■ **Exercise aim**: Lines from the one containing "Emit a Python" to the one containing "ax = fig.add_axes([364.4", both lines included, are to be extracted exactly from the data below; pictures are excluded.

________

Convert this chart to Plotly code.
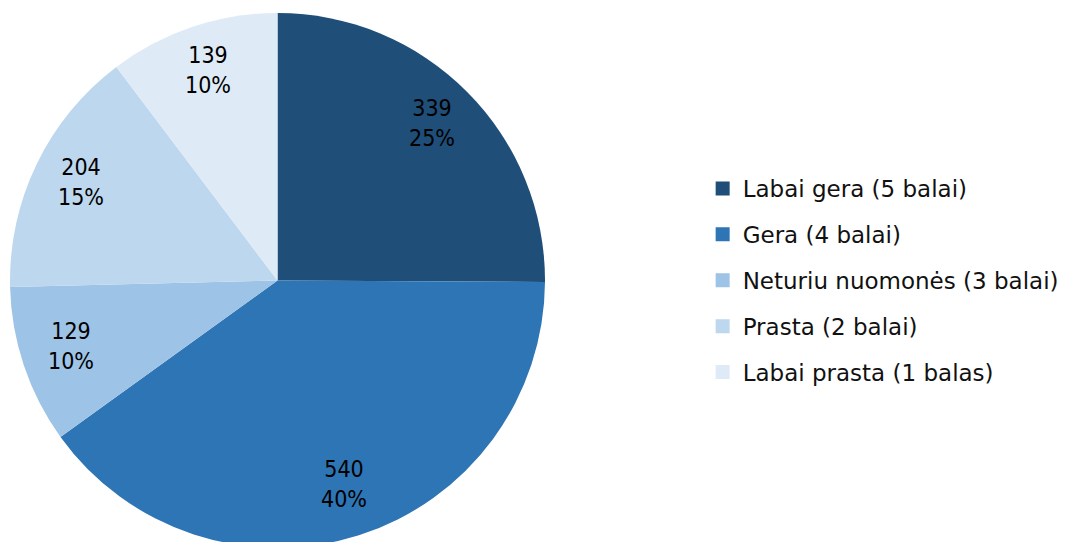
import math
import plotly.graph_objects as go

labels = ["Labai gera (5 balai)", "Gera (4 balai)", "Neturiu nuomonės (3 balai)",
          "Prasta (2 balai)", "Labai prasta (1 balas)"]
values = [339, 540, 129, 204, 139]
colors = ["#1F4E79", "#2E75B6", "#9DC3E6", "#BDD7EE", "#DEEBF7"]

W, H = 1072, 542
M_T, M_B = 5, 2
DOM_X = [0.0, 0.5028]
LABEL_R = 0.815  # fraction of radius where data labels sit

fig = go.Figure()
fig.add_trace(go.Pie(
    labels=labels, values=values, sort=False, direction="clockwise", rotation=0,
    marker=dict(colors=colors, line=dict(width=0)),
    textinfo="none",
    domain=dict(x=DOM_X, y=[0, 1]),
    showlegend=False, hoverinfo="label+value+percent",
))
for lab, col in zip(labels, colors):
    fig.add_trace(go.Scatter(
        x=[None], y=[None], mode="markers", name=lab, legendgroup=lab,
        marker=dict(symbol="square", size=14, color=col), showlegend=True,
    ))

# data labels placed along each slice bisector (computed from the values)
plot_h = H - M_T - M_B
dom_w = (DOM_X[1] - DOM_X[0]) * W
r_px = min(dom_w, plot_h) / 2
cx = (DOM_X[0] + DOM_X[1]) / 2
cy = 0.5
total = sum(values)
cum = 0
for v in values:
    mid = (cum + v / 2) / total * 2 * math.pi
    cum += v
    ax = cx + LABEL_R * r_px * math.sin(mid) / W
    ay = cy + LABEL_R * r_px * math.cos(mid) / plot_h
    fig.add_annotation(
        x=ax, y=ay, xref="paper", yref="paper", showarrow=False, yshift=4,
        text=f"{v}<br>{round(v / total * 100)}%",
        font=dict(family="DejaVu Sans Condensed, DejaVu Sans", size=23, color="black"),
        xanchor="center", yanchor="middle", align="center",
    )

fig.update_layout(
    width=W, height=H,
    margin=dict(l=0, r=0, t=M_T, b=M_B),
    paper_bgcolor="white", plot_bgcolor="white",
    xaxis=dict(visible=False), yaxis=dict(visible=False),
    legend=dict(x=0.648, y=0.5, xanchor="left", yanchor="middle",
                font=dict(family="DejaVu Sans", size=23, color="#111111"),
                tracegroupgap=13, itemwidth=30),
)
fig.write_html("out.html")
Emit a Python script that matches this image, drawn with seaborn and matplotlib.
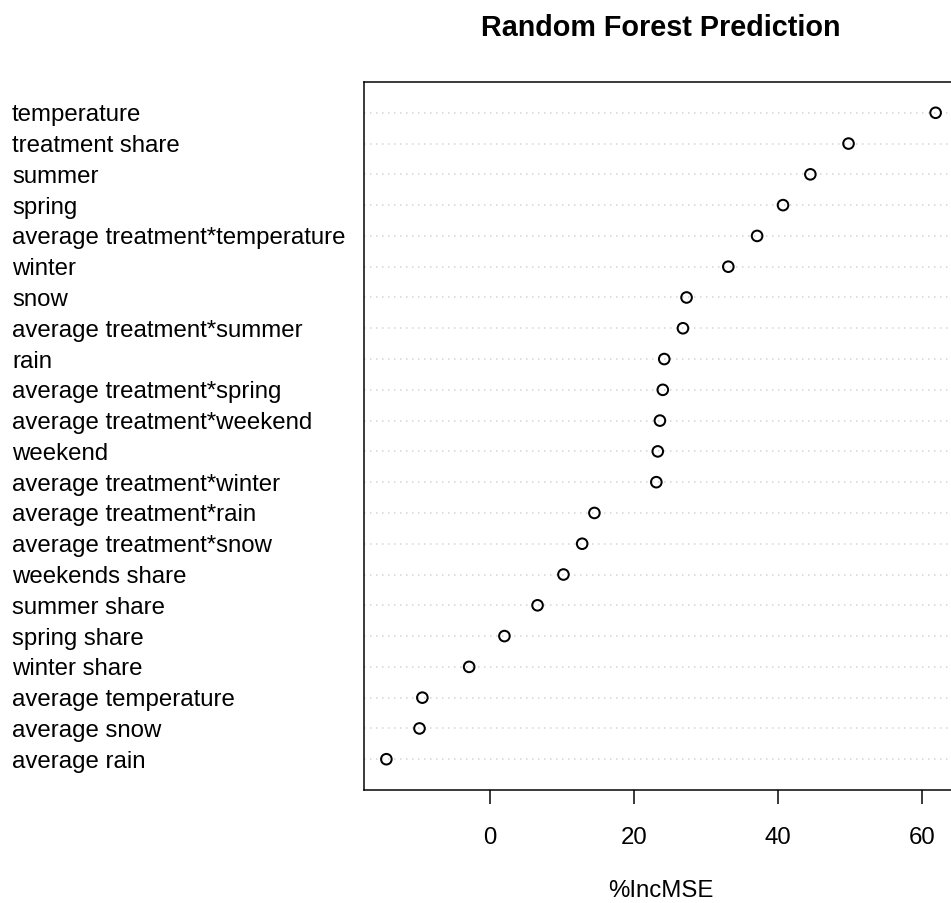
import numpy as np
import pandas as pd
import matplotlib
matplotlib.use("Agg")
import matplotlib.pyplot as plt
import seaborn as sns

# variable importance values (%IncMSE), top to bottom as in the chart
variables = [
    "temperature", "treatment share", "summer", "spring",
    "average treatment*temperature", "winter", "snow",
    "average treatment*summer", "rain", "average treatment*spring",
    "average treatment*weekend", "weekend", "average treatment*winter",
    "average treatment*rain", "average treatment*snow", "weekends share",
    "summer share", "spring share", "winter share", "average temperature",
    "average snow", "average rain",
]
inc_mse = [
    61.9, 49.8, 44.5, 40.7, 37.1, 33.1, 27.3, 26.8, 24.2, 24.0, 23.6,
    23.3, 23.1, 14.5, 12.8, 10.2, 6.6, 2.0, -2.9, -9.4, -9.8, -14.4,
]
x_ticks = [0, 20, 40, 60]

df = pd.DataFrame({"variable": variables, "IncMSE": inc_mse})

sns.set_style("white", rc={"text.color": "black", "axes.labelcolor": "black",
                           "xtick.color": "black", "ytick.color": "black",
                           "axes.edgecolor": "black"})
plt.rcParams["font.family"] = ["Liberation Sans", "DejaVu Sans"]

W, H, DPI = 951, 903, 144
fig = plt.figure(figsize=(W / DPI, H / DPI), dpi=DPI)
# axes box: left 364, top 82, bottom 790, right edge falls just outside the image
ax = fig.add_axes([364.4 / W, (H - 790) / H, (957.6 - 364.4) / W, (790 - 82) / H])

# dotted guide lines for every row (drawn first, like R's dotchart)
for i in range(len(variables)):
    ax.axhline(i, color="lightgray", linestyle=(0, (1, 3)), linewidth=0.75, zorder=1)

sns.stripplot(data=df, x="IncMSE", y="variable", order=variables,
              jitter=False, marker="o", size=5.3, linewidth=1.0,
              facecolor="none", edgecolor="black", color="black",
              ax=ax, zorder=3)

# R-style 4% padding around the data range
lo, hi = min(inc_mse), max(inc_mse)
rng = hi - lo
ax.set_xlim(lo - 0.04 * rng, hi + 0.04 * rng)
ax.set_ylim(len(variables), -1)

ax.set_xticks(x_ticks)
ax.set_xticklabels([str(t) for t in x_ticks], fontsize=12, color="black")
ax.tick_params(axis="x", direction="out", length=7, width=0.75, pad=11.5,
               color="black", bottom=True)

ax.set_yticks(range(len(variables)))
ax.set_yticklabels(variables, fontsize=12, ha="left", color="black")
ax.tick_params(axis="y", length=0, pad=(364.4 - 12) * 72 / DPI)

for s in ax.spines.values():
    s.set_visible(True)
    s.set_color("black")
    s.set_linewidth(0.75)

ax.set_xlabel("%IncMSE", fontsize=12, va="baseline", color="black")
ax.xaxis.set_label_coords(0.5, (790 - 897) / (790 - 82))
ax.set_ylabel("")
ax.set_title("Random Forest Prediction", fontsize=14.4, fontweight="bold",
             color="black", pad=0, y=1 + (82 - 28) / (790 - 82), va="center")

fig.savefig("out.png", dpi=DPI)
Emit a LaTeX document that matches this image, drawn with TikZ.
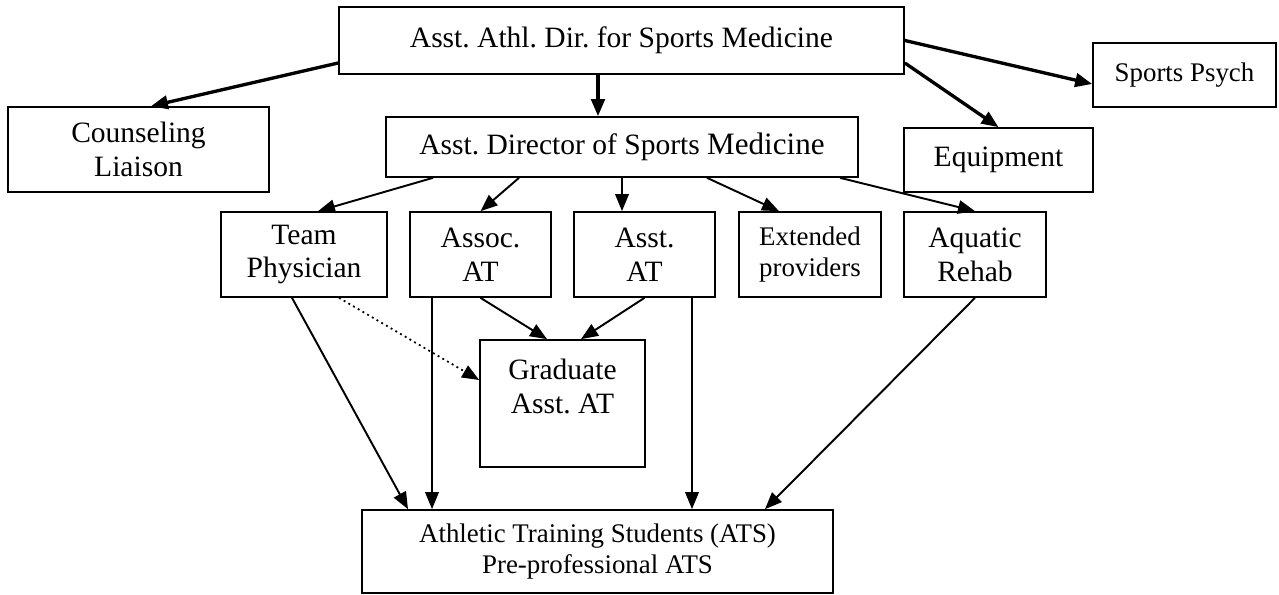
\documentclass[tikz,border=0pt]{standalone}
\usepackage{fontspec}
\setmainfont{Liberation Serif}
\usetikzlibrary{arrows.meta}
\frenchspacing

\tikzset{
    box/.style={draw, line width=0.95pt, align=center, inner sep=0pt, font=\fontsize{16.8}{19.3}\selectfont},
    smallbox/.style={box, font=\fontsize{15.3}{17.6}\selectfont},
    link/.style={-{Triangle[length=0.34cm,width=0.27cm]}, line width=1.1pt},
    heavylink/.style={link, line width=1.9pt},
}

\begin{document}
\begin{tikzpicture}
    \useasboundingbox (0,0) rectangle (25.58,-11.9);
    \node[box, minimum width=11.3cm, minimum height=1.34cm] (dir) at (12.43,-0.81) {Asst. Athl. Dir. for Sports Medicine};
    \node[smallbox, minimum width=3.66cm, minimum height=1.28cm] (psych) at (23.69,-1.5) {Sports Psych};
    \node[box, minimum width=5.22cm, minimum height=1.7cm] (couns) at (2.77,-2.99) {Counseling\\Liaison};
    \node[box, minimum width=9.44cm, minimum height=1.2cm] (asstdir) at (12.44,-2.94) {Asst. Director of Sports {\fontsize{17.7}{19.3}\selectfont Medicine}};
    \node[box, minimum width=3.78cm, minimum height=1.28cm] (equip) at (19.97,-3.2) {Equipment};
    \node[box, minimum width=3.32cm, minimum height=1.7cm] (team) at (6.08,-5.09) {Team\\Physician};
    \node[box, minimum width=2.82cm, minimum height=1.7cm] (assoc) at (9.61,-5.09) {Assoc.\\AT};
    \node[box, minimum width=2.82cm, minimum height=1.7cm] (asstat) at (12.89,-5.09) {Asst.\\AT};
    \node[smallbox, minimum width=2.84cm, minimum height=1.7cm] (ext) at (16.2,-5.09) {Extended\\providers};
    \node[box, minimum width=2.84cm, minimum height=1.7cm] (aqua) at (19.5,-5.09) {Aquatic\\Rehab};
    \node[box, minimum width=3.3cm, minimum height=2.54cm] (grad) at (11.25,-8.07) {};
    \node[box, draw=none, anchor=north] (gradtext) at ([yshift=-0.38cm]grad.north) {Graduate\\Asst. AT};
    \node[smallbox, minimum width=9.42cm, minimum height=1.66cm] (ats) at (11.95,-11.03) {Athletic Training Students (ATS)\\Pre-professional ATS};

    \draw[heavylink] ([yshift=-0.45cm]dir.west) -- ([xshift=0.25cm]couns.north);
    \draw[heavylink] ([xshift=-0.47cm]dir.south) -- ([xshift=-0.47cm]dir.south |- asstdir.north);
    \draw[heavylink] (dir.east) -- ([yshift=-0.18cm]psych.west);
    \draw[heavylink] ([yshift=-0.45cm]dir.east) -- (equip.north);

    \draw[link] ([xshift=-3.78cm]asstdir.south) -- ([xshift=0.28cm]team.north);
    \draw[link] ([xshift=-2.06cm]asstdir.south) -- (assoc.north);
    \draw[link] (asstdir.south) -- (asstdir.south |- asstat.north);
    \draw[link] ([xshift=1.7cm]asstdir.south) -- ([xshift=-0.62cm]ext.north);
    \draw[link] ([xshift=4.36cm]asstdir.south) -- (aqua.north);

    \draw[link] ([xshift=-0.24cm]team.south) -- ([xshift=-3.79cm]ats.north);
    \draw[link, dotted, line width=1pt] ([xshift=0.7cm]team.south) -- ([yshift=0.47cm]grad.west);
    \draw[link] ([xshift=-0.97cm]assoc.south) -- ([xshift=-0.97cm]assoc.south |- ats.north);
    \draw[link] (assoc.south) -- ([xshift=-0.31cm]grad.north);
    \draw[link] (asstat.south) -- ([xshift=0.37cm]grad.north);
    \draw[link] ([xshift=0.95cm]asstat.south) -- ([xshift=0.95cm]asstat.south |- ats.north);
    \draw[link] (aqua.south) -- ([xshift=3.35cm]ats.north);
\end{tikzpicture}
\end{document}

________

■ **Result for this exercise**:
Emit a Python script that matches this image, drawn with seaborn and matplotlib.
import numpy as np
import pandas as pd
import matplotlib
matplotlib.use("Agg")
import matplotlib.pyplot as plt
import seaborn as sns

# variable importance values (%IncMSE), top to bottom as in the chart
variables = [
    "temperature", "treatment share", "summer", "spring",
    "average treatment*temperature", "winter", "snow",
    "average treatment*summer", "rain", "average treatment*spring",
    "average treatment*weekend", "weekend", "average treatment*winter",
    "average treatment*rain", "average treatment*snow", "weekends share",
    "summer share", "spring share", "winter share", "average temperature",
    "average snow", "average rain",
]
inc_mse = [
    61.9, 49.8, 44.5, 40.7, 37.1, 33.1, 27.3, 26.8, 24.2, 24.0, 23.6,
    23.3, 23.1, 14.5, 12.8, 10.2, 6.6, 2.0, -2.9, -9.4, -9.8, -14.4,
]
x_ticks = [0, 20, 40, 60]

df = pd.DataFrame({"variable": variables, "IncMSE": inc_mse})

sns.set_style("white", rc={"text.color": "black", "axes.labelcolor": "black",
                           "xtick.color": "black", "ytick.color": "black",
                           "axes.edgecolor": "black"})
plt.rcParams["font.family"] = ["Liberation Sans", "DejaVu Sans"]

W, H, DPI = 951, 903, 144
fig = plt.figure(figsize=(W / DPI, H / DPI), dpi=DPI)
# axes box: left 364, top 82, bottom 790, right edge falls just outside the image
ax = fig.add_axes([364.4 / W, (H - 790) / H, (957.6 - 364.4) / W, (790 - 82) / H])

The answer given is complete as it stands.